Aventuriers et Marchands sous le masque religieux
Parmi ces pèlerins, nombre étaient en réalité des marchands ou des aventuriers exploitant le privilège religieux pour se déplacer librement, sans péages. Beaucoup profitaient de ces déplacements pour faire fortune ou pour se livrer au brigandage, utilisant la piété comme couverture d’ambitions profanes. Ainsi, de nombreux pèlerins partis pour Jérusalem ou l'Espagne devinrent conquérants ou fondateurs de dynasties étrangères.
Les Chevaliers français en Espagne
L’Espagne, occupée en partie par les musulmans, représentait une destination idéale pour les chevaliers français. Les papes du XIe siècle encourageaient ces expéditions, promettant le salut éternel aux combattants chrétiens. Ainsi, les nobles français participèrent à la reconquête, apportant un soutien militaire décisif aux royaumes chrétiens espagnols. L’attraction exercée par le butin et les esclaves motivait autant ces guerriers que le désir de défendre la chrétienté.
La Conquête Normande de l’Italie du Sud
La mobilité féodale culmina avec l'expansion normande dans l'Italie méridionale et en Sicile.
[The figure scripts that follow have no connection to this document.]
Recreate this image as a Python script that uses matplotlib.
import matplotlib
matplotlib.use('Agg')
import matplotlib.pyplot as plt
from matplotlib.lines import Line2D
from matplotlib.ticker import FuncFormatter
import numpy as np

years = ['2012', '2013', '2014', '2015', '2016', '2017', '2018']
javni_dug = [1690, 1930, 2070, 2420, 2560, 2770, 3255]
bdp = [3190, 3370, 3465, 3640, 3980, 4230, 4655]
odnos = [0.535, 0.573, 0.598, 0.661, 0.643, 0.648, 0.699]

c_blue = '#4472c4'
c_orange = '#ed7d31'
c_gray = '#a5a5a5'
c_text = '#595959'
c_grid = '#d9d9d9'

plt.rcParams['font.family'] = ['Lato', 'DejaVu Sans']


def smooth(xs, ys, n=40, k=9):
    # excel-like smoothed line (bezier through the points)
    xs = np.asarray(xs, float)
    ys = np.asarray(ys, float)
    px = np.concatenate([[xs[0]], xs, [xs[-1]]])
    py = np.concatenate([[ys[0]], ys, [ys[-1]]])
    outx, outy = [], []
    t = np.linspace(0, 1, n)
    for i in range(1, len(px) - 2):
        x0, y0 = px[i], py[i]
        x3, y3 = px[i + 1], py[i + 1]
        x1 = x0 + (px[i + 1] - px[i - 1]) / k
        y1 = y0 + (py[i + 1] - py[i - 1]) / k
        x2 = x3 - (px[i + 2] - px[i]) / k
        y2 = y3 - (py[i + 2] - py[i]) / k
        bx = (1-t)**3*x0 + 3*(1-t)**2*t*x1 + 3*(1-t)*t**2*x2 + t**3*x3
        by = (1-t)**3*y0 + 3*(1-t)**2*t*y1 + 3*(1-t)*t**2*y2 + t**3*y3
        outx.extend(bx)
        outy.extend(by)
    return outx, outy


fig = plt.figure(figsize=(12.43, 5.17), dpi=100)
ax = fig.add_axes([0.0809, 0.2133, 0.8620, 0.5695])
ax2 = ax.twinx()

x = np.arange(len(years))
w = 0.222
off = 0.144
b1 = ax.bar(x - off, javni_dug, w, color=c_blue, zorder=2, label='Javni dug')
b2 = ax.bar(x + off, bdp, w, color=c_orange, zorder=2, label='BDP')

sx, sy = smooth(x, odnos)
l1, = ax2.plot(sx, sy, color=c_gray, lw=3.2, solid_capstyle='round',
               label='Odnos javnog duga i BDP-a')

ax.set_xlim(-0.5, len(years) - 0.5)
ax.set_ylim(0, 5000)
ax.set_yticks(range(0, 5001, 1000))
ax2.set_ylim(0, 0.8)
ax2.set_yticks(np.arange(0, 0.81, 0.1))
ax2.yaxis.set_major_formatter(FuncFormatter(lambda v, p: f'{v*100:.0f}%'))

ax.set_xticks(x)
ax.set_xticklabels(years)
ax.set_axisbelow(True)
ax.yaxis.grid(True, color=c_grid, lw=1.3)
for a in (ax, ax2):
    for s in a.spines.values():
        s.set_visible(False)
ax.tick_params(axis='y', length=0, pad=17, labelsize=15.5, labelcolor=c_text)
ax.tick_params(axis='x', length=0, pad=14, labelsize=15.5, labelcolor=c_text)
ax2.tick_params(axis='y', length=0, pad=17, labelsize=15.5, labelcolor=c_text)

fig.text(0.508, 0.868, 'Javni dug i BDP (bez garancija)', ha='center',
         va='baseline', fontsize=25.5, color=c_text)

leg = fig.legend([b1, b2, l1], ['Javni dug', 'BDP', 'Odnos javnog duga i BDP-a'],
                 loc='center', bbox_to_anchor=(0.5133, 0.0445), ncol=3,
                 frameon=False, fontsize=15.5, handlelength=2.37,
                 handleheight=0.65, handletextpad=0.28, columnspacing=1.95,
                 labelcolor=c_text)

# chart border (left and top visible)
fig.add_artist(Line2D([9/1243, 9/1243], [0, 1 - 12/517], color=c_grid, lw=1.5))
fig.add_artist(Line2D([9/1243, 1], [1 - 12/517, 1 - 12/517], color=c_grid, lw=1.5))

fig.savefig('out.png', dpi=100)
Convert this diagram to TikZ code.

Venus initialement comme pèlerins, les Normands devinrent vite pillards puis conquérants, fondant une puissante domination en seulement quelques décennies. Sous la direction des fils de Tancrède de Hauteville, notamment Robert Guiscard et Roger, ces aventuriers établirent une monarchie centralisée et tolérante en Sicile, intégrant avec succès diverses cultures et religions.
Guillaume le Conquérant et l’Angleterre
Enfin, l’exemple le plus frappant de cette mobilité fut la conquête normande de l’Angleterre par Guillaume le Bâtard en 1066. Profitant habilement des divisions internes anglaises, Guillaume mobilisa toute une noblesse guerrière à travers la Manche. Cette conquête rapide et brutale, soutenue par la papauté, aboutit à une restructuration profonde de l’Angleterre et une extension sans précédent de l'influence française et normande en Europe.